New York governor Kathy Hochul signed the Digital Fair Repair Act on December 28th, 2022, and the law will go into effect on July 1st, 2023 — a full year after it was originally passed by the NY State legislature. The bill establishes that consumers and independent repair providers have a right to obtain manuals, diagrams, diagnostics and parts from original equipment manufacturers (OEMs) in order to repair their own devices. However, the bill was meaningfully compromised at the last minute by amendments that give OEMs some convenient exceptions and loopholes to get out of obligations that many right to repair advocates had been hoping for.
One of the most controversial adjustments in the signed law is that it allows OEMs to sell assemblies of parts instead of individual components if they choose to. The bill also won’t require OEMs to provide “passwords, security codes or materials” to bypass security features, which is sometimes necessary to do to save a locked, but otherwise functionally fine device.
This makes the bill “functionally useless,” according to Louis Rossmann, a repair technician who has been a fierce advocate of toothy right to repair legislation. Rossmann responded today to the amended bill with a video full of detailed analysis and criticism.
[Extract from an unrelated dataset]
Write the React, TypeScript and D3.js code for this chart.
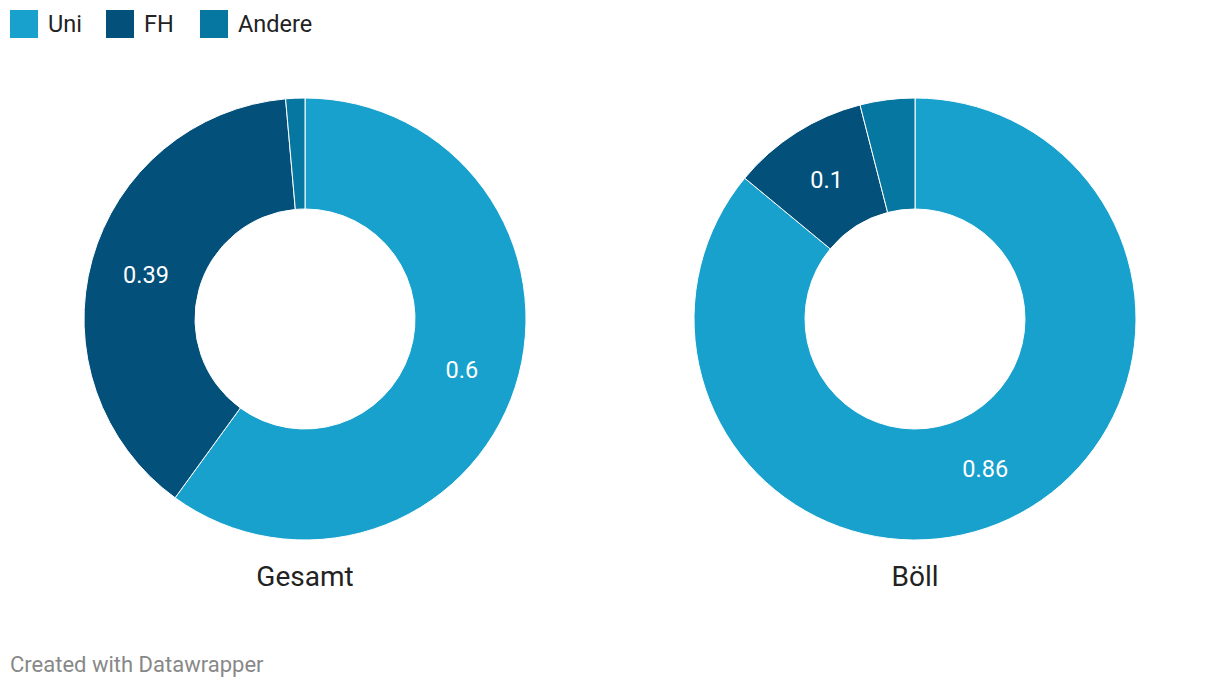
import React from "react";
import * as d3 from "d3";

const categories = ["Uni", "FH", "Andere"];
const colors = ["#18a1cd", "#03507b", "#0677a1"];
const charts = ["Gesamt", "Böll"];
const gesamtValues = [0.6, 0.386, 0.014];
const boellValues = [0.86, 0.1, 0.04];

const W = 1220;
const H = 688;
const outerR = 221;
const innerR = 110;
const centersX = [305, 915];
const centerY = 319;

export default function App() {
  const series = [gesamtValues, boellValues];
  const pie = d3.pie<number>().sort(null).value((d) => d);
  const arc = d3.arc<d3.PieArcDatum<number>>().innerRadius(innerR).outerRadius(outerR);
  const labelArc = d3.arc<d3.PieArcDatum<number>>().innerRadius(innerR + 55).outerRadius(innerR + 55);
  const fmt = d3.format(".2~f");
  const legendX = [10, 106, 200];
  return (
    <svg width={W} height={H} style={{ position: "absolute", left: 0, top: 0, fontFamily: "Roboto, sans-serif" }}>
      <rect width={W} height={H} fill="#fff" />
      {categories.map((c, i) => (
        <g key={c}>
          <rect x={legendX[i]} y={10} width={28} height={28} fill={colors[i]} />
          <text x={legendX[i] + 38} y={32} fontSize={23.5} fill="#222">{c}</text>
        </g>
      ))}
      {series.map((vals, si) => {
        const arcs = pie(vals);
        return (
          <g key={si} transform={`translate(${centersX[si]},${centerY})`}>
            {arcs.map((a, i) => (
              <path key={i} d={arc(a) || ""} fill={colors[i]} stroke="#fff" strokeWidth={1} />
            ))}
            {arcs.map((a, i) => {
              if (a.endAngle - a.startAngle < 0.3) return null;
              const [x, y] = labelArc.centroid(a);
              return (
                <text key={"l" + i} x={x} y={y} dy="0.35em" textAnchor="middle" fontSize={23.5} fill="#fff">
                  {fmt(a.data)}
                </text>
              );
            })}
            <text x={0} y={267} textAnchor="middle" fontSize={28} fill="#222">{charts[si]}</text>
          </g>
        );
      })}
      <text x={10} y={672} fontSize={22} fill="#888">Created with Datawrapper</text>
    </svg>
  );
}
Hochul claims in her signed memorandum that the bill was amended to lessen the risk of physical harm or security issues while making repairs, an amendment that Rossman calls “bullshit” and expects manufacturers to exploit in circumvention of the spirit of the bill.
The bill does cast a wide net on the eligibility of protected devices, using the term “digital electronic equipment.” However, it exempts certain industries altogether, including home appliances, motor vehicles, medical devices, and off-road equipment. It also exempts enterprise devices relied upon by schools, hospitals and data centers, writes iFixit CEO Kyle Wiens in a statement on the company’s blog.
One other big amendment referenced in the governor’s memorandum includes which historical devices are covered by law — or the complete lack thereof. The memo states that July 1st, 2023 is the date when devices “manufactured for the first time as well as sold or used in New York for the first time” become eligible for coverage, implying that right to repair protections won’t apply to anything made before the bill’s effective date. We still need to see the full text of the final amended bill for complete analysis.
Still, many of the bill’s supporters are celebrating after a years-long fight to get legislation passed. Nathan Proctor, the senior right to repair campaign director at the US Public Interest Research Group, shared in a statement:
“I’ve pushed for repair reforms in dozens of states, and been told by industry lobbyists that we’d never see a floor vote, that we’d never pass a bill, that a governor would never sign it. And while it’s not everything we wanted, it’s the first of its kind in the nation, and just the start.”
New York isn’t the first state to pass a right to repair law. However, it’s the most sweeping one that has now been signed into law. And even the effort to get legislation passed has made a difference. The New York bill’s looming presence made several companies change their tune on right to repair, with companies like Google and Samsung starting to sell phone components on iFixit. Microsoft also launched an internal study to making more repairable products, and Apple began leasing giant repair kits to people who wanted to make at-home repairs.